▶ **Problem statement**
Return the lines below that carry the word "this".

▶ **Data supplied**
************

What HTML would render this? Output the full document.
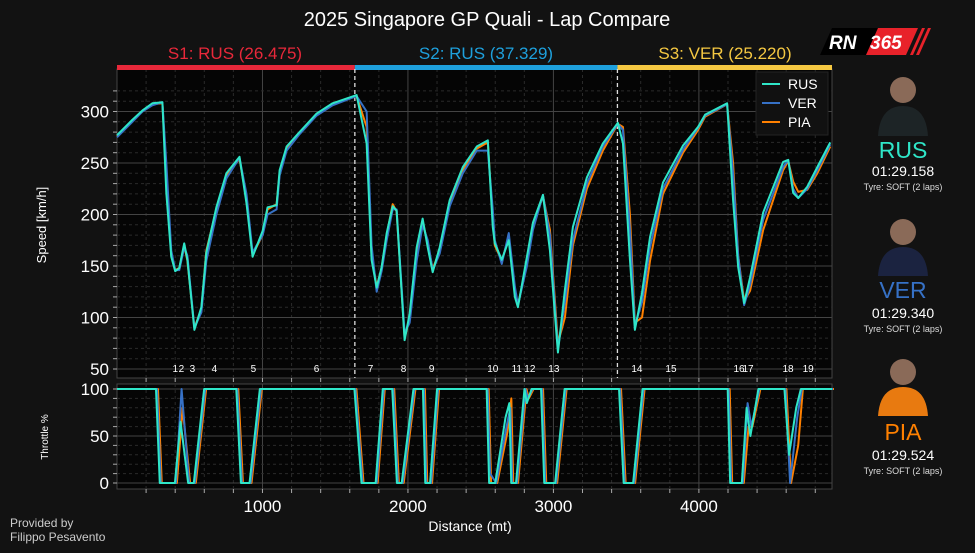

************

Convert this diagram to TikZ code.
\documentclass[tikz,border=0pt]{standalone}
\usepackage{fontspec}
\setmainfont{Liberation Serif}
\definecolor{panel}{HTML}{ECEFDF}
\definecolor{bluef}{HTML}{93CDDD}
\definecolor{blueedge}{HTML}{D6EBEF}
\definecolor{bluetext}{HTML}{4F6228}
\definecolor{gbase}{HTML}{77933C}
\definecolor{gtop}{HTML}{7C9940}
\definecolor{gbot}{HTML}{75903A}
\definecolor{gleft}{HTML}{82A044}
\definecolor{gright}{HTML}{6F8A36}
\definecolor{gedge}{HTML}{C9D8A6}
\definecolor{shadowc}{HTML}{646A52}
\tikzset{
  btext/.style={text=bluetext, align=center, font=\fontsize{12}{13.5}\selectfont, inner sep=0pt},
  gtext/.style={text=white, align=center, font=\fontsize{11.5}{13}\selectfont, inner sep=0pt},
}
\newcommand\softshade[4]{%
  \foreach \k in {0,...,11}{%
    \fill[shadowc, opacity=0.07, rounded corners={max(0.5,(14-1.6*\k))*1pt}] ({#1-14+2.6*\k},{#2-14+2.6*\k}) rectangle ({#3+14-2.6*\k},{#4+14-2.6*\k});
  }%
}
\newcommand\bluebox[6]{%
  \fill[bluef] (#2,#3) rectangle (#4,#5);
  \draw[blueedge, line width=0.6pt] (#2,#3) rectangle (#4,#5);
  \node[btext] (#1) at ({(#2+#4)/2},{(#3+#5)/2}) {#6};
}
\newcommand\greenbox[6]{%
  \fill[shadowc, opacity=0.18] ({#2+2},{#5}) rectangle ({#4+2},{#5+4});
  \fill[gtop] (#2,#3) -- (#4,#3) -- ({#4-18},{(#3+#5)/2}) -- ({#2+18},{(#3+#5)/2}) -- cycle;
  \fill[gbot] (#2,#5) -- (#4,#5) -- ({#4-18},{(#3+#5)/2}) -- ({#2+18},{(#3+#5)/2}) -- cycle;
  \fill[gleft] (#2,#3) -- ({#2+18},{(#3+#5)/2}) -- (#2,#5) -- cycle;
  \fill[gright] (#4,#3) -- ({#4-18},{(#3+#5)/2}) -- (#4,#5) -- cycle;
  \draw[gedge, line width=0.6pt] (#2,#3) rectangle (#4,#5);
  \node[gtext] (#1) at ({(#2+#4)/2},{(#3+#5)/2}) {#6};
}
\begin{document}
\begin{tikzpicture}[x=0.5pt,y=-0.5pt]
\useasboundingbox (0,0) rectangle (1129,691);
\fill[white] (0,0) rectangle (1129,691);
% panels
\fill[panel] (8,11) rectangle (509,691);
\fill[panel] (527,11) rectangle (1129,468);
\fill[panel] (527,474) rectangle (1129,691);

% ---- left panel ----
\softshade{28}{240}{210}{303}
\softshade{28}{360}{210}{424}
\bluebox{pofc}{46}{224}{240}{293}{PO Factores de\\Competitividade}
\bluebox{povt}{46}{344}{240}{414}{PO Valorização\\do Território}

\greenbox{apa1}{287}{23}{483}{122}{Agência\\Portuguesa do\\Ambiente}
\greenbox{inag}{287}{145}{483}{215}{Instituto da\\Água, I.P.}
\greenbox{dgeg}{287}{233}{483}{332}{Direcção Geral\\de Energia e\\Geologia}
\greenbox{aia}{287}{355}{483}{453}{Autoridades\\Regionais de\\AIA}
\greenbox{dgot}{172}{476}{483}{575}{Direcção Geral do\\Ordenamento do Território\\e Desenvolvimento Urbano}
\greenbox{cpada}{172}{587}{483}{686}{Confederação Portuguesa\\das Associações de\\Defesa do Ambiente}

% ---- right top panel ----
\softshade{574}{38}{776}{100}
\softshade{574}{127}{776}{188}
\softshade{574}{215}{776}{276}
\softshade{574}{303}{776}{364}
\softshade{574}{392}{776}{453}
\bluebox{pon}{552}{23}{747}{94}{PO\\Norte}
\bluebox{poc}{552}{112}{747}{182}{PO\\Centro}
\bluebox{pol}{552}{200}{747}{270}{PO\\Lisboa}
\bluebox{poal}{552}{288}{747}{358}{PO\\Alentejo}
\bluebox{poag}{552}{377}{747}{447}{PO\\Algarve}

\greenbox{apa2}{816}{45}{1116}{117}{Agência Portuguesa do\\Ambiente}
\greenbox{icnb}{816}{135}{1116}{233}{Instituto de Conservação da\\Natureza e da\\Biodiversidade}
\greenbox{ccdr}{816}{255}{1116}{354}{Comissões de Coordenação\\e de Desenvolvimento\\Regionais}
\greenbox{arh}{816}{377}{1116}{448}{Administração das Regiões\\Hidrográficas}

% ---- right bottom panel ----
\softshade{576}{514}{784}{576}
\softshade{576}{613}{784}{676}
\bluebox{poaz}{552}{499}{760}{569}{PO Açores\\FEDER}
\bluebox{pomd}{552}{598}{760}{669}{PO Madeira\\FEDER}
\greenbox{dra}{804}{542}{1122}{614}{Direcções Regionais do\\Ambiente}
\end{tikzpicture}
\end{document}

************

▶ **Written solution**
What HTML would render this? Output the full document.
Convert this diagram to TikZ code.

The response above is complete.